Owned by massive conglomerate HNA Group (which also has a stake in some other airlines, including Virgin Australia), Hainan Airlines has seen major investment and rapid growth. The jewel of the fleet was introduced in June last year – a 787-9. The latest Dreamliner will be deployed on US routes such as Las Vegas, as well as to cities such as Tel Aviv and Manchester. In addition, the airline is currently applying to fly to London, New York and Los Angeles.

Until recently, Xiamen Air’s business model focused solely on the regional and domestic markets. However, it took an important step in 2015 with the delivery of its first 787-8, which it deployed on its inaugural continental route to Amsterdam. The carrier continued to expand with a service to Sydney in the same year, followed by routes to Melbourne, Vancouver and Seattle in 2016 and New York in 2017. It now has six three-class 787-8s offering first, business and economy seating, along with the newer 787-9.

Sichuan Airlines too is eyeing a share of the global market, and now flies to cities such as Sydney, Vancouver and Los Angeles. Not to be outdone, Tianjin Airlines launched services to London Gatwick and Auckland last year, and is planning to add Melbourne later this year. Beijing Capital Airlines also offers Auckland and Melbourne service, as well as Vancouver and several European destinations, while Shenzhen-based Donghai Airlines has finalized an order for 25 737 MAXs and five 787-9 aircraft last July. 

Made in China

A major watershed moment in China’s aviation history came last year, when the first ever Chinese-produced commercial passenger jet began to operate. The state-owned Commercial Aircraft Corporation of China (COMAC) was founded in 2008 to develop a regional jet program, with serious intentions to rival Airbus and Boeing in the future.

In June last year, Chengdu Airlines received the first ARJ21 aircraft – a short- to medium-haul aircraft with 78 seats in two classes.
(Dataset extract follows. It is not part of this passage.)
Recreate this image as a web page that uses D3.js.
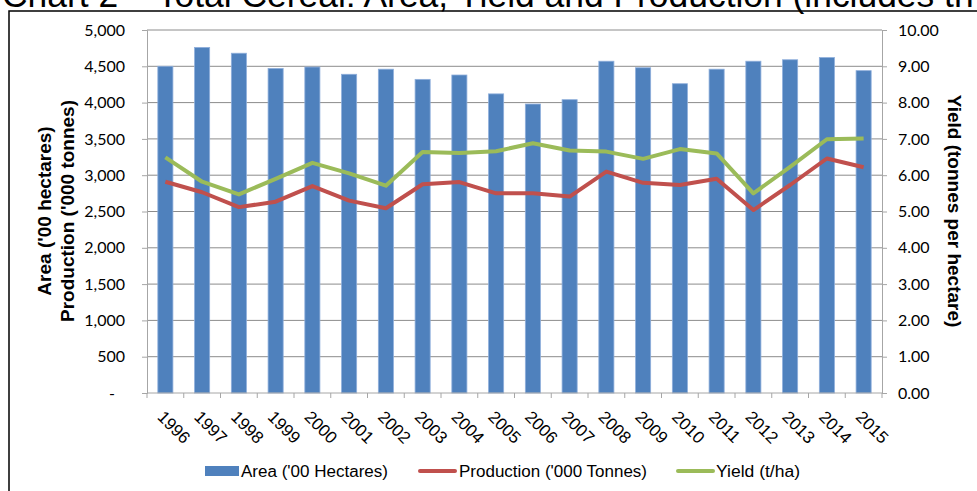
<!DOCTYPE html>
<html>
<head>
<meta charset="utf-8">
<script src="https://cdn.jsdelivr.net/npm/d3@7"></script>
<style>
    body { margin: 0; background: #fff; }
    svg { display: block; }
</style>
</head>
<body>
<svg id="chart" width="977" height="491"></svg>
<script>
// 数据
let years = ['1996', '1997', '1998', '1999', '2000', '2001', '2002', '2003', '2004', '2005',
    '2006', '2007', '2008', '2009', '2010', '2011', '2012', '2013', '2014', '2015'];
let area = [4500, 4760, 4680, 4470, 4490, 4390, 4460, 4320, 4380, 4120,
    3980, 4040, 4570, 4480, 4260, 4460, 4570, 4590, 4620, 4440];
let production = [2910, 2765, 2560, 2635, 2850, 2650, 2545, 2875, 2905, 2750,
    2750, 2705, 3050, 2895, 2865, 2950, 2520, 2865, 3230, 3110];
let yieldVals = [6.49, 5.82, 5.47, 5.90, 6.34, 6.05, 5.71, 6.64, 6.61, 6.66,
    6.88, 6.68, 6.65, 6.45, 6.72, 6.60, 5.50, 6.23, 6.99, 7.01];
let leftTicks = [0, 500, 1000, 1500, 2000, 2500, 3000, 3500, 4000, 4500, 5000];
let rightTicks = [0, 1, 2, 3, 4, 5, 6, 7, 8, 9, 10];

let colors = {area: '#4f81bd', production: '#c0504d', yield: '#9bbb59'};

let svg = d3.select('#chart');
let margin = {left: 147, right: 882, top: 30, bottom: 393};
let arial = 'Liberation Sans, Arial, sans-serif';

// 标题 (被裁掉一半)
let title = svg.append('text')
    .attr('x', 2)
    .attr('y', 7)
    .style('font-family', arial)
    .style('font-size', '27px')
    .text('Chart 2 \u2013 Total Cereal: Area, Yield and Production (includes th');
let tw = title.node().getComputedTextLength();
title.style('font-size', (27 * 972 / tw) + 'px');

// 外框
svg.append('rect')
    .attr('x', 9).attr('y', 11)
    .attr('width', 1000).attr('height', 500)
    .attr('fill', 'none')
    .attr('stroke', '#000')
    .attr('stroke-width', 1.5);

// 比例尺
let x = d3.scaleBand()
    .domain(years)
    .range([margin.left, margin.right])
    .paddingInner(0.59)
    .paddingOuter(0.295);
let xBand = d3.scaleBand().domain(years).range([margin.left, margin.right]);
let yLeft = d3.scaleLinear().domain([0, 5000]).range([margin.bottom, margin.top]);
let yRight = d3.scaleLinear().domain([0, 10]).range([margin.bottom, margin.top]);

// 网格线
svg.append('g')
    .selectAll('line')
    .data(leftTicks.slice(1))
    .enter()
    .append('line')
    .attr('x1', margin.left).attr('x2', margin.right)
    .attr('y1', d => yLeft(d)).attr('y2', d => yLeft(d))
    .attr('stroke', '#8c8c8c')
    .attr('stroke-width', 1);

// 柱子
svg.append('g')
    .selectAll('rect')
    .data(area)
    .enter()
    .append('rect')
    .attr('x', (d, i) => x(years[i]))
    .attr('y', d => yLeft(d))
    .attr('width', x.bandwidth())
    .attr('height', d => yLeft(0) - yLeft(d))
    .attr('fill', colors.area)
    .attr('stroke', '#8eaedb')
    .attr('stroke-width', 0.8);

// 左轴
let leftAxis = d3.axisLeft(yLeft)
    .tickValues(leftTicks)
    .tickSize(5)
    .tickPadding(17)
    .tickFormat(d => d === 0 ? '-' : d3.format(',')(d));
let gl = svg.append('g')
    .attr('transform', 'translate(' + margin.left + ',0)')
    .call(leftAxis);
gl.select('.domain').attr('stroke', '#a6a6a6');
gl.selectAll('.tick line').attr('stroke', '#a6a6a6');
gl.selectAll('.tick text')
    .style('font-family', 'Lato, sans-serif')
    .style('font-size', '16px')
    .attr('fill', '#000');
gl.selectAll('.tick text').filter(d => d === 0).attr('dx', -10);

// 右轴
let rightAxis = d3.axisRight(yRight)
    .tickValues(rightTicks)
    .tickSize(5)
    .tickPadding(11)
    .tickFormat(d3.format('.2f'));
let gr = svg.append('g')
    .attr('transform', 'translate(' + margin.right + ',0)')
    .call(rightAxis);
gr.select('.domain').attr('stroke', '#a6a6a6');
gr.selectAll('.tick line').attr('stroke', '#a6a6a6');
gr.selectAll('.tick text')
    .style('font-family', 'Lato, sans-serif')
    .style('font-size', '16px')
    .attr('fill', '#000');

// X轴
svg.append('line')
    .attr('x1', margin.left).attr('x2', margin.right)
    .attr('y1', margin.bottom).attr('y2', margin.bottom)
    .attr('stroke', '#a6a6a6');
svg.append('g')
    .selectAll('line')
    .data(years.concat(['end']))
    .enter()
    .append('line')
    .attr('x1', (d, i) => i < years.length ? xBand(d) : margin.right)
    .attr('x2', (d, i) => i < years.length ? xBand(d) : margin.right)
    .attr('y1', margin.bottom).attr('y2', margin.bottom + 5)
    .attr('stroke', '#a6a6a6');
svg.append('g')
    .selectAll('text')
    .data(years)
    .enter()
    .append('text')
    .attr('transform', d => 'translate(' + (xBand(d) + xBand.bandwidth() / 2 - 9) + ',418) rotate(45)')
    .style('font-family', arial)
    .style('font-size', '17px')
    .text(d => d);

// 折线
let line = d3.line()
    .x((d, i) => xBand(years[i]) + xBand.bandwidth() / 2);
svg.append('path')
    .datum(production)
    .attr('d', line.y(d => yLeft(d)))
    .attr('fill', 'none')
    .attr('stroke', colors.production)
    .attr('stroke-width', 4)
    .attr('stroke-linejoin', 'round');
svg.append('path')
    .datum(yieldVals)
    .attr('d', line.y(d => yRight(d)))
    .attr('fill', 'none')
    .attr('stroke', colors.yield)
    .attr('stroke-width', 4)
    .attr('stroke-linejoin', 'round');

// 轴标题
let lt = svg.append('text')
    .attr('transform', 'translate(45,211) rotate(-90)')
    .style('text-anchor', 'middle')
    .style('font-family', arial)
    .style('font-weight', 'bold')
    .style('font-size', '19px');
lt.append('tspan').attr('x', 0).attr('dy', 6).text("Area ('00 hectares)");
lt.append('tspan').attr('x', 0).attr('dy', 23).text("Production ('000 tonnes)");

svg.append('text')
    .attr('transform', 'translate(948,211) rotate(90)')
    .style('text-anchor', 'middle')
    .style('font-family', arial)
    .style('font-weight', 'bold')
    .style('font-size', '19px')
    .text('Yield (tonnes per hectare)');

// 图例
let legendY = 471;
let legend = svg.append('g')
    .style('font-family', arial)
    .style('font-size', '16px');
legend.append('rect')
    .attr('x', 205).attr('y', legendY - 5)
    .attr('width', 34).attr('height', 10)
    .attr('fill', colors.area);
legend.append('text').attr('x', 241).attr('y', legendY + 6)
    .attr('textLength', 147).attr('lengthAdjust', 'spacingAndGlyphs')
    .text("Area  ('00 Hectares)");
legend.append('line')
    .attr('x1', 420).attr('x2', 455)
    .attr('y1', legendY).attr('y2', legendY)
    .attr('stroke', colors.production).attr('stroke-width', 4)
    .attr('stroke-linecap', 'round');
legend.append('text').attr('x', 459).attr('y', legendY + 6)
    .attr('textLength', 188).attr('lengthAdjust', 'spacingAndGlyphs')
    .text("Production  ('000 Tonnes)");
legend.append('line')
    .attr('x1', 678).attr('x2', 713)
    .attr('y1', legendY).attr('y2', legendY)
    .attr('stroke', colors.yield).attr('stroke-width', 4)
    .attr('stroke-linecap', 'round');
legend.append('text').attr('x', 716).attr('y', legendY + 6)
    .attr('textLength', 84).attr('lengthAdjust', 'spacingAndGlyphs')
    .text('Yield  (t/ha)');
</script>
</body>
</html>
COMAC’s latest model is the C919, a narrow-body aircraft with up to 168 seats, which entered the flight test stage in February. So far, the manufacturer has received 570 orders, with China Eastern set to become launch customer. 

Given the ravenous appetite of China’s aviation industry players, it’s a fairly safe bet more aircraft models will follow that will be bigger and have longer range capacity. China is looking out on the world… and its gaze is far reaching.